No, bioware is a for profit company trying to make the highest profit possible. If they think they can do that by making this a game where you spend the entire game running a small bar and selling crafted items to adventurers, then so be it. This isn’t to say that such a change would appeal to me though, but then bioware does have a recent history of trying to appeal to new audiences and alienating old ones so the feeling isn’t unknown.

Of course because The Vast Majority of customers for any product never submit any feedback no matter what, they have to guess at the numbers happy/angry based on feedback/research so it is never entirely accurate i’d imagine.

None of this stuff is unique to video games so i’m not sure why everyone is getting so upset that customers complained about the quality of a product in public.

I loved kotor2 to death, but you didn’t see me trolling people who claimed it had an unfinished ending. It did, but i thought the original ending was still better than The Vast Majority of game endings and the rest of the game was amazing. Kind of like mass effect 3 actually… To take a page from Tom’s playbook, the last 15 minutes being subpar didn’t ruin the end.

I have not played this game yet. I refuse to install origin on my computer. Maybe one day this will come onto Steam or Ill decide origin is “safe” and give it a try.

However, I find it very interesting, that well over a year after this game came out, and not being an MMO (AKA People are not continuously playing it), that the debate about the ending rages on. I wonder how Ill feel, although Ill have the foreknowledge of these endings of this game.

Actually, I’d say that video games are uniquely able to provide very detailed metrics to the creators about what the customer experiences during consumption. They get data about all sorts of things, especially if you opt in to their online services like the Mass Effect 3 network.

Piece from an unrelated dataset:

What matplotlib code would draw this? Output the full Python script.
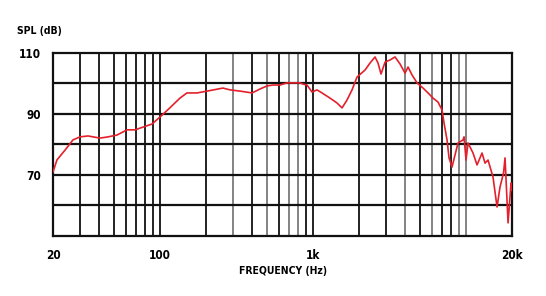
import matplotlib
matplotlib.use("Agg")
import matplotlib.pyplot as plt

# SPL response
freq_hz = [20, 21.2, 24.0, 27.0, 30.0, 33.9, 36.5, 40.6, 45.8, 52.4, 60.9, 68.7, 77.5, 88.7,
           100, 116, 135, 150, 175, 203, 258, 287, 334, 400, 451, 501, 548, 609, 677, 741,
           823, 861, 914, 986, 1063, 1146, 1293, 1436, 1549, 1670, 1800, 1940, 2188, 2360,
           2544, 2662, 2784, 2958, 3188, 3438, 3707, 3997, 4181, 4440, 4786, 5240, 5650,
           6092, 6568, 6977, 7188, 7520, 7750, 8108, 8482, 8872, 9566, 9712, 10008, 10314,
           11118, 11810, 12734, 13322, 13936, 15026, 15960, 16698, 17600, 18000, 18838, 19704, 20000]
spl_db = [71.0, 74.9, 78.2, 81.5, 82.5, 82.8, 82.5, 82.1, 82.5, 83.1, 84.8, 84.8, 85.7, 86.7,
          89.0, 92.0, 95.2, 96.9, 96.9, 97.5, 98.5, 97.9, 97.5, 96.9, 98.2, 99.2, 99.5, 99.5,
          100.2, 100.2, 100.2, 99.8, 99.5, 97.2, 97.9, 96.9, 95.2, 93.6, 92.0, 94.6, 97.9,
          102.1, 104.4, 106.7, 108.7, 106.7, 103.1, 107.0, 107.7, 108.7, 106.4, 103.4, 105.4,
          102.8, 100.2, 98.5, 96.9, 95.2, 93.9, 91.3, 87.0, 81.5, 75.6, 72.6, 76.6, 80.5,
          81.5, 82.5, 74.9, 80.5, 77.2, 73.3, 77.2, 73.9, 74.9, 69.3, 59.5, 66.1, 70.7, 75.6,
          54.3, 67.4, 65.0]

x_ticks = [20, 100, 1000, 20000]
x_ticklabels = ["20", "100", "1k", "20k"]
y_ticks = [70, 90, 110]
y_ticklabels = ["70", "90", "110"]
h_grid = [60, 70, 80, 90, 100]
v_black = [30, 40, 50, 60, 70, 80, 90, 100, 200, 400, 600, 900, 1000,
           2000, 3000, 5000, 7000, 8000]
v_grey = [300, 500, 700, 800, 4000, 6000, 9000, 10000]

txt = dict(family="DejaVu Sans", stretch="condensed", fontweight="bold")

fig = plt.figure(figsize=(5.46, 2.96), dpi=100)
ax = fig.add_axes([0.0971, 0.2027, 0.8407, 0.6183])
ax.set_xscale("log")
ax.set_xlim(20, 20000)
ax.set_ylim(50, 110)

for v in v_black:
    ax.axvline(v, color="#111111", lw=1.3, zorder=1)
for v in v_grey:
    ax.axvline(v, color="#7a7a7a", lw=1.3, zorder=1)
for h in h_grid:
    ax.axhline(h, color="#111111", lw=1.6, zorder=1)

ax.plot(freq_hz, spl_db, color="#e3202b", lw=1.2, zorder=3)

for s in ax.spines.values():
    s.set_linewidth(1.6)
    s.set_color("#111111")

ax.xaxis.set_minor_locator(matplotlib.ticker.NullLocator())
ax.set_xticks(x_ticks)
ax.set_xticklabels(x_ticklabels, **txt)
ax.set_yticks(y_ticks)
ax.set_yticklabels(y_ticklabels, **txt)
ax.tick_params(length=0, pad=9, labelsize=8.5)

ax.set_xlabel("FREQUENCY (Hz)", fontsize=7.5, labelpad=3, **txt)
fig.text(0.031, 0.895, "SPL (dB)", fontsize=7.5, va="center", **txt)

fig.savefig("out.png", dpi=100, facecolor="white")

Obviously, they don’t get data on “How many people liked the ending we wrote?” They do get stuff like the following:

How many players got to the end?
Which endings were available? (IE - Did they amass enough War Assets to get the “good” ending?)
Which ending did they choose?
How long did it take for them to select an ending?
Did they replay the full game?
Did they replay a portion of the game to choose a different ending?

More importantly, the know how much money the player spent on DLC, which I’d guess is really the question the suits care about.